Data lines>
====================

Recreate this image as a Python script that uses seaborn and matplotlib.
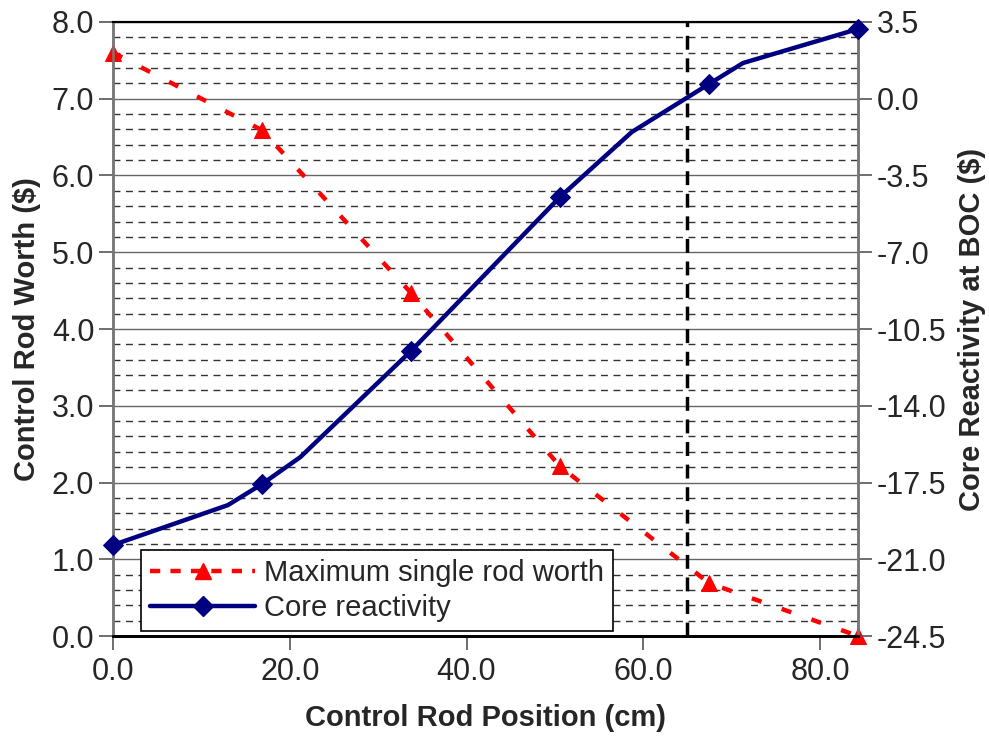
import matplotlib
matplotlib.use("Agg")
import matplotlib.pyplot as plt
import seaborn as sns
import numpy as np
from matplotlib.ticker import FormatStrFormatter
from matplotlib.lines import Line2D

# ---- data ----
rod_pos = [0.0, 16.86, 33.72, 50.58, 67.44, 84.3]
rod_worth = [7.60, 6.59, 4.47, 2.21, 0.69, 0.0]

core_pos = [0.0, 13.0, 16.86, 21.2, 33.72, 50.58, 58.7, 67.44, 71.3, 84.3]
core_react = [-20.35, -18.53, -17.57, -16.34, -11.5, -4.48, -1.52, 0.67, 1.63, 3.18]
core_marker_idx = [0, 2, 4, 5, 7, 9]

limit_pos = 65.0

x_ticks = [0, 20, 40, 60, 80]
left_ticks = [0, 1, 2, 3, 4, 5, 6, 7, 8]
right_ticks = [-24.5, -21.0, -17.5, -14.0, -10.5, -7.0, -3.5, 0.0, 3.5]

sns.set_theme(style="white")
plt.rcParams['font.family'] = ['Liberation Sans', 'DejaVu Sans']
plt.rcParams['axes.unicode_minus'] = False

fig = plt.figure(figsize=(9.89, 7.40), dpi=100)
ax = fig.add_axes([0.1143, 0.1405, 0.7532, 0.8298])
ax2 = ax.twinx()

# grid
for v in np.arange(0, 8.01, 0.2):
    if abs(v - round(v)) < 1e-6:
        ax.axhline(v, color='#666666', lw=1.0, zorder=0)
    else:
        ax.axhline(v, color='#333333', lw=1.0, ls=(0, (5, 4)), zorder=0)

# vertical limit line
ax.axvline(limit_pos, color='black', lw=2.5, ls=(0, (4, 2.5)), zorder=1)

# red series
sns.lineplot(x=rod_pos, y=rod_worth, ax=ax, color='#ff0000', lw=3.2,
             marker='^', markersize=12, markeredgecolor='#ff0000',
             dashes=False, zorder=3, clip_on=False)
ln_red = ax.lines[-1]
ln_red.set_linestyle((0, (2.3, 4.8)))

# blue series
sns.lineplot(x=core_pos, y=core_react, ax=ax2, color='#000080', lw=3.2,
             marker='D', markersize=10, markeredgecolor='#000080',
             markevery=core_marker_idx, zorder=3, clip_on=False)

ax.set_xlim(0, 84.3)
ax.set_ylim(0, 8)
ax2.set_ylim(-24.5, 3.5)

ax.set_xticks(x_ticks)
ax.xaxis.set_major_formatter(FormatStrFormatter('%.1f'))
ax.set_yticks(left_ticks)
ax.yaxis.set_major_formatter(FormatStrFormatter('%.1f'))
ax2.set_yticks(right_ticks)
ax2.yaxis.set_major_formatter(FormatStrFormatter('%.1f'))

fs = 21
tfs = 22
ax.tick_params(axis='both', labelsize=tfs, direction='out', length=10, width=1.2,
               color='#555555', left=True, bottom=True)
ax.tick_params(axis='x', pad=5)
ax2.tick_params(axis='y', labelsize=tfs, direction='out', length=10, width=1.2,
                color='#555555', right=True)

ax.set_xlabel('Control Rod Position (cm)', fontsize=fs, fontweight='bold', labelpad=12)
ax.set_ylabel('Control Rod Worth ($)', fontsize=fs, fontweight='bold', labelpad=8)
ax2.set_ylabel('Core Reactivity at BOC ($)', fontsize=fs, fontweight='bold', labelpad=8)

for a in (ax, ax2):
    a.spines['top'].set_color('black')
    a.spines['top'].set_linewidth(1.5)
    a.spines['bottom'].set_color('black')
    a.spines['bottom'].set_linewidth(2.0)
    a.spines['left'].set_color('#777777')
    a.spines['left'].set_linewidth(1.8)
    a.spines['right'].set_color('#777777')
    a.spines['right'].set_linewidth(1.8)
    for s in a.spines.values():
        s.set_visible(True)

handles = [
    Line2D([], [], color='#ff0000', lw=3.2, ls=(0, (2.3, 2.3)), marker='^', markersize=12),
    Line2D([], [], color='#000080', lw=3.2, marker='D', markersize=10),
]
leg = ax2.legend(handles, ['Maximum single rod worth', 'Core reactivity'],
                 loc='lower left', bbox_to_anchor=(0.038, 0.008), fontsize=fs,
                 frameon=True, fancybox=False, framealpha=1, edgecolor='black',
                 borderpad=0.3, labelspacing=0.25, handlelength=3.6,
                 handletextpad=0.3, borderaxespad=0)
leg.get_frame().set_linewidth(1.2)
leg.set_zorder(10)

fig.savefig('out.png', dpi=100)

====================

Leave the pictures out and please restate exactly the lines running from the start of the material through the one with "ax2.yaxis.set_major_formatter(FormatStrFormatter('%.1f'))".

Result of the exercise>
Recreate this image as a Python script that uses seaborn and matplotlib.
import matplotlib
matplotlib.use("Agg")
import matplotlib.pyplot as plt
import seaborn as sns
import numpy as np
from matplotlib.ticker import FormatStrFormatter
from matplotlib.lines import Line2D

# ---- data ----
rod_pos = [0.0, 16.86, 33.72, 50.58, 67.44, 84.3]
rod_worth = [7.60, 6.59, 4.47, 2.21, 0.69, 0.0]

core_pos = [0.0, 13.0, 16.86, 21.2, 33.72, 50.58, 58.7, 67.44, 71.3, 84.3]
core_react = [-20.35, -18.53, -17.57, -16.34, -11.5, -4.48, -1.52, 0.67, 1.63, 3.18]
core_marker_idx = [0, 2, 4, 5, 7, 9]

limit_pos = 65.0

x_ticks = [0, 20, 40, 60, 80]
left_ticks = [0, 1, 2, 3, 4, 5, 6, 7, 8]
right_ticks = [-24.5, -21.0, -17.5, -14.0, -10.5, -7.0, -3.5, 0.0, 3.5]

sns.set_theme(style="white")
plt.rcParams['font.family'] = ['Liberation Sans', 'DejaVu Sans']
plt.rcParams['axes.unicode_minus'] = False

fig = plt.figure(figsize=(9.89, 7.40), dpi=100)
ax = fig.add_axes([0.1143, 0.1405, 0.7532, 0.8298])
ax2 = ax.twinx()

# grid
for v in np.arange(0, 8.01, 0.2):
    if abs(v - round(v)) < 1e-6:
        ax.axhline(v, color='#666666', lw=1.0, zorder=0)
    else:
        ax.axhline(v, color='#333333', lw=1.0, ls=(0, (5, 4)), zorder=0)

# vertical limit line
ax.axvline(limit_pos, color='black', lw=2.5, ls=(0, (4, 2.5)), zorder=1)

# red series
sns.lineplot(x=rod_pos, y=rod_worth, ax=ax, color='#ff0000', lw=3.2,
             marker='^', markersize=12, markeredgecolor='#ff0000',
             dashes=False, zorder=3, clip_on=False)
ln_red = ax.lines[-1]
ln_red.set_linestyle((0, (2.3, 4.8)))

# blue series
sns.lineplot(x=core_pos, y=core_react, ax=ax2, color='#000080', lw=3.2,
             marker='D', markersize=10, markeredgecolor='#000080',
             markevery=core_marker_idx, zorder=3, clip_on=False)

ax.set_xlim(0, 84.3)
ax.set_ylim(0, 8)
ax2.set_ylim(-24.5, 3.5)

ax.set_xticks(x_ticks)
ax.xaxis.set_major_formatter(FormatStrFormatter('%.1f'))
ax.set_yticks(left_ticks)
ax.yaxis.set_major_formatter(FormatStrFormatter('%.1f'))
ax2.set_yticks(right_ticks)
ax2.yaxis.set_major_formatter(FormatStrFormatter('%.1f'))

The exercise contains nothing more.